Village Matters

Where there is muck there’s is money

In the 1790s, the Board of Agriculture commissioned two qualified surveyors, Thomas Baird (1793) and John Middleton (1797) to report on the state of agriculture in Middlesex. Two reports General View of the Agriculture in the County of Middlesex and View of the Agriculture of Middlesex, respectively, were produced. They provide a snapshot of intensive farming in the pre-railway era when Kingston was the head of tidal navigation on the Thames.

London depended on its surrounding countryside for fresh food and animal fodder. In return, the growing city exported huge quantities of manure to 50,000 acres of farmland in adjoining counties. This trade supported intensive horticulture (nurseries) on the loam soils and brickearths that covered gravels in the parishes of Shepperton and Sunbury.

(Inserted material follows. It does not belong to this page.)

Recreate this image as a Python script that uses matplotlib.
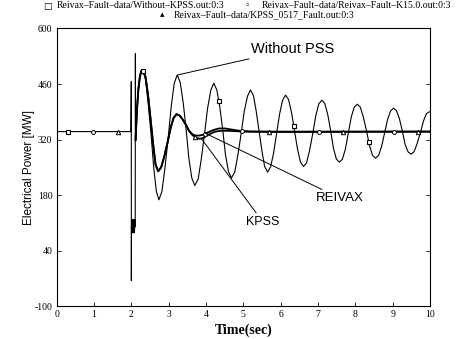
import numpy as np
import matplotlib
matplotlib.use("Agg")
import matplotlib.pyplot as plt

# shared part: steady state and fault (all three runs coincide here)
t_common = [0.0, 1.99, 2.0, 2.002, 2.005, 2.015, 2.025, 2.035, 2.045, 2.055, 2.065,
            2.075, 2.085, 2.095, 2.105, 2.11, 2.115]
p_common = [340, 340, 466, -36, 100, 118, 85, 118, 85, 118, 85,
            118, 85, 118, 100, 537, 319]

# first swing after clearing, same for all three
t_swing = [2.115, 2.15, 2.19, 2.23, 2.27, 2.31]
p_swing = [319, 392, 447, 479, 493, 495]

# without PSS
t_without = [2.38, 2.45, 2.53, 2.60, 2.67, 2.74,
             2.82, 2.90, 2.99, 3.07, 3.15, 3.23,
             3.31, 3.39, 3.47, 3.54, 3.62, 3.70,
             3.79, 3.87, 3.96, 4.04, 4.13, 4.21,
             4.29, 4.37, 4.45, 4.52, 4.60, 4.68,
             4.77, 4.85, 4.94, 5.02, 5.11, 5.19,
             5.27, 5.34, 5.42, 5.50, 5.57, 5.65,
             5.73, 5.81, 5.89, 5.97, 6.05, 6.13,
             6.21, 6.29, 6.37, 6.45, 6.53, 6.61,
             6.69, 6.77, 6.86, 6.94, 7.02, 7.10,
             7.18, 7.26, 7.34, 7.41, 7.49, 7.57,
             7.65, 7.73, 7.81, 7.89, 7.97, 8.05,
             8.13, 8.21, 8.30, 8.38, 8.46, 8.54,
             8.62, 8.70, 8.78, 8.86, 8.94, 9.02,
             9.10, 9.18, 9.26, 9.33, 9.41, 9.49,
             9.57, 9.65, 9.74, 9.82, 9.90, 9.98, 10.0]
p_without = [473, 413, 332, 250, 190, 168,
             189, 247, 326, 404, 462, 483,
             464, 413, 344, 274, 223, 204,
             220, 268, 333, 397, 445, 462,
             445, 402, 343, 283, 240, 223,
             238, 279, 334, 389, 429, 445,
             431, 394, 342, 290, 252, 238,
             251, 286, 335, 384, 419, 432,
             421, 388, 342, 296, 263, 252,
             261, 291, 336, 380, 410, 419,
             411, 383, 341, 299, 271, 263,
             270, 295, 336, 377, 402, 409,
             402, 378, 341, 304, 280, 273,
             280, 302, 336, 370, 392, 399,
             393, 372, 340, 308, 289, 283,
             289, 309, 337, 366, 385, 390, 390]

# REIVAX stabilizer
t_reivax = [2.38, 2.45, 2.52, 2.59, 2.65, 2.72,
            2.80, 2.88, 2.97, 3.05, 3.13, 3.21,
            3.30, 3.38, 3.47, 3.55, 3.64, 3.72,
            3.82, 3.92, 4.05, 4.20, 4.35, 4.50, 4.70, 4.90, 5.20, 6.0, 10.0]
p_reivax = [478, 431, 368, 304, 257, 240,
            250, 276, 312, 348, 374, 384,
            380, 370, 356, 342, 333, 330,
            330, 332, 338, 344, 348, 348, 345, 342, 340, 339, 340]

# KPSS stabilizer
t_kpss = [2.38, 2.45, 2.52, 2.59, 2.65, 2.72,
          2.80, 2.88, 2.97, 3.05, 3.13, 3.21,
          3.30, 3.38, 3.47, 3.55, 3.64, 3.72,
          3.82, 3.90, 4.00, 4.10, 4.25, 4.40, 4.60, 5.00, 10.0]
p_kpss = [478, 431, 368, 304, 257, 240,
          250, 276, 312, 348, 374, 384,
          380, 370, 356, 341, 331, 325,
          322, 323, 328, 334, 340, 342, 342, 340, 340]

# marker times for each run
mk_without = [0.30, 2.32, 4.34, 6.35, 8.36]
mk_reivax = [0.98, 3.98, 4.97, 7.02, 9.03]
mk_kpss = [1.65, 3.71, 5.68, 7.67, 9.68]

legend_labels = ["Reivax\u2013Fault\u2013data/Without\u2013KPSS.out:0:3",
                 "Reivax\u2013Fault\u2013data/Reivax\u2013Fault\u2013K15.0.out:0:3",
                 "Reivax\u2013Fault\u2013data/KPSS_0517_Fault.out:0:3"]

tw = t_common + t_swing[1:] + t_without
pw = p_common + p_swing[1:] + p_without
tr = t_common + t_swing[1:] + t_reivax
pr = p_common + p_swing[1:] + p_reivax
tk = t_common + t_swing[1:] + t_kpss
pk = p_common + p_swing[1:] + p_kpss

fig = plt.figure(figsize=(4.6, 3.39), dpi=100)
ax = fig.add_axes([0.123, 0.097, 0.812, 0.819])

# fault part drawn once, thin
ax.plot(t_common, p_common, color="black", lw=0.8)
ax.plot(t_swing + t_without, p_swing + p_without, color="black", lw=0.8)
ax.plot(t_swing + t_reivax, p_swing + p_reivax, color="black", lw=1.3)
ax.plot(t_swing + t_kpss, p_swing + p_kpss, color="black", lw=1.3)

ax.plot(mk_without, np.interp(mk_without, tw, pw), ls="none", marker="s", ms=3.2,
        mfc="white", mec="black", mew=0.8)
ax.plot(mk_reivax, np.interp(mk_reivax, tr, pr), ls="none", marker="o", ms=2.8,
        mfc="white", mec="black", mew=0.7)
ax.plot(mk_kpss, np.interp(mk_kpss, tk, pk), ls="none", marker="^", ms=3.2,
        mfc="white", mec="black", mew=0.7)

ax.set_xlim(0, 10)
ax.set_ylim(-100, 600)
ax.set_xticks(range(0, 11))
ax.set_yticks([-100, 40, 180, 320, 460, 600])
ax.set_yticklabels(["-100", "40", "180", "320", "460", "600"])
ax.tick_params(direction="in", length=3, width=0.6, right=True, labelsize=7, pad=3)
for lab in ax.get_xticklabels() + ax.get_yticklabels():
    lab.set_family("Liberation Serif")
for s in ax.spines.values():
    s.set_linewidth(0.8)

ax.set_xlabel("Time(sec)", family="Liberation Serif", fontweight="bold", fontsize=10, labelpad=3)
ax.set_ylabel("Electrical Power [MW]", family="Liberation Sans", fontsize=8.5, labelpad=0)

ann = dict(arrowstyle="-", color="black", lw=0.7, shrinkA=0, shrinkB=0)
ax.annotate("Without PSS", xy=(3.25, 483), xytext=(5.20, 548), fontsize=10.5,
            family="Liberation Sans", va="center", arrowprops=ann)
ax.annotate("REIVAX", xy=(3.98, 336), xytext=(6.95, 172), fontsize=9.5,
            family="Liberation Sans", va="center", arrowprops=ann)
ax.annotate("KPSS", xy=(3.88, 322), xytext=(5.07, 113), fontsize=9,
            family="Liberation Sans", va="center", arrowprops=ann)

# legend across the top
fig.text(47 / 460, 1 - 6 / 339, "\u25a1", fontsize=6.5, va="center", ha="center")
fig.text(57 / 460, 1 - 6 / 339, legend_labels[0], fontsize=7, va="center",
         family="Liberation Serif")
fig.text(247 / 460, 1 - 6 / 339, "\u25e6", fontsize=6.5, va="center", ha="center")
fig.text(262 / 460, 1 - 6 / 339, legend_labels[1], fontsize=7, va="center",
         family="Liberation Serif")
fig.text(162 / 460, 1 - 15 / 339, "\u25b4", fontsize=6.5, va="center", ha="center")
fig.text(174 / 460, 1 - 15 / 339, legend_labels[2], fontsize=7, va="center",
         family="Liberation Serif")

fig.savefig("out.png", dpi=100)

The collection, marketing and transportation of manure had become a well organised and profitable business. City manure came in various forms. Middleton estimated that sweepings from 3000 acres of streets and squares, the dung produced by 30,000 horses and 8000 cows, and night-soil from 700,000 inhabitants amounted to 500,000 cartloads (each weighing up to 2 tons).

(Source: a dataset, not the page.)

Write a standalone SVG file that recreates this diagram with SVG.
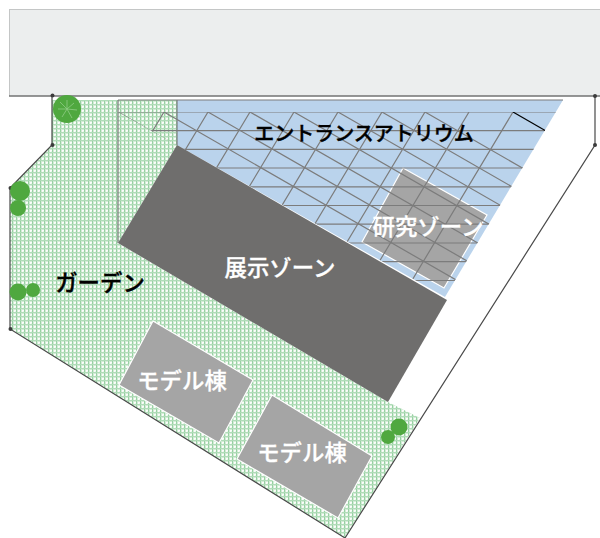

About half of this was spread on agricultural land in Middlesex. With regret, however, Middleton notes that “…..ninety-nine parts in every hundred of the soil of privies, is carried by the common sewers into the Thames……… a very great loss to agriculture………” Until the 1760s, city wards had employed sweepers to remove horse (and other) manure and waste products from the streets; thereafter, street cleaners paid a levy for the privilege of 3d per cartload, increasing to 12d in the 1780s and averaging 2s in the 1790s!

Established manure traders heaped waste material into dunghills to accelerate its decomposition. These were ‘bottomed’ on pond mud and road scrapings to prevent loss of ‘liquors’ and encased with ‘cleansings’ from ditches. Sale price per cartload was determined by the number of horses used by buyers. Dry ‘street-slop’ sold, at that time, for 1s per horse; and dry night-soil from privies at 1s 6d.

Different measures applied to: bones – raw, boiled or burnt, and coal ashes – 6s a load; soot 8d per bushel; horn shavings from 6s to 7s a sack of 8 bushels; woollen rags 2s 4d to 3s a hundredweight; and hog’s hair, if wet, 15s a cartload! Chimney sweeps allegedly ‘spiced the soot’ with finely ground ash and earth!

Vendors at riverside ‘dung wharfs’ charged by the ‘bargeload’ (up to thirty tons) according to distance and tidal reach. Transfer charges (even as back freight) on turnpike roads averaged 2s per mile per cartload; by barge, the equivalent cost was 6d. It required 20-24 loads of fermented dung (cold manure) or 36 loads of fresh dung (hot manure) to fertilise an acre. Baird claimed that gardeners (nurserymen) manured land twice in every three years; farmers once. Evidence from correspondents indicates an average annual fertiliser cost of between £5 and £9 per acre depending on proximity to the Thames and cultivation practices.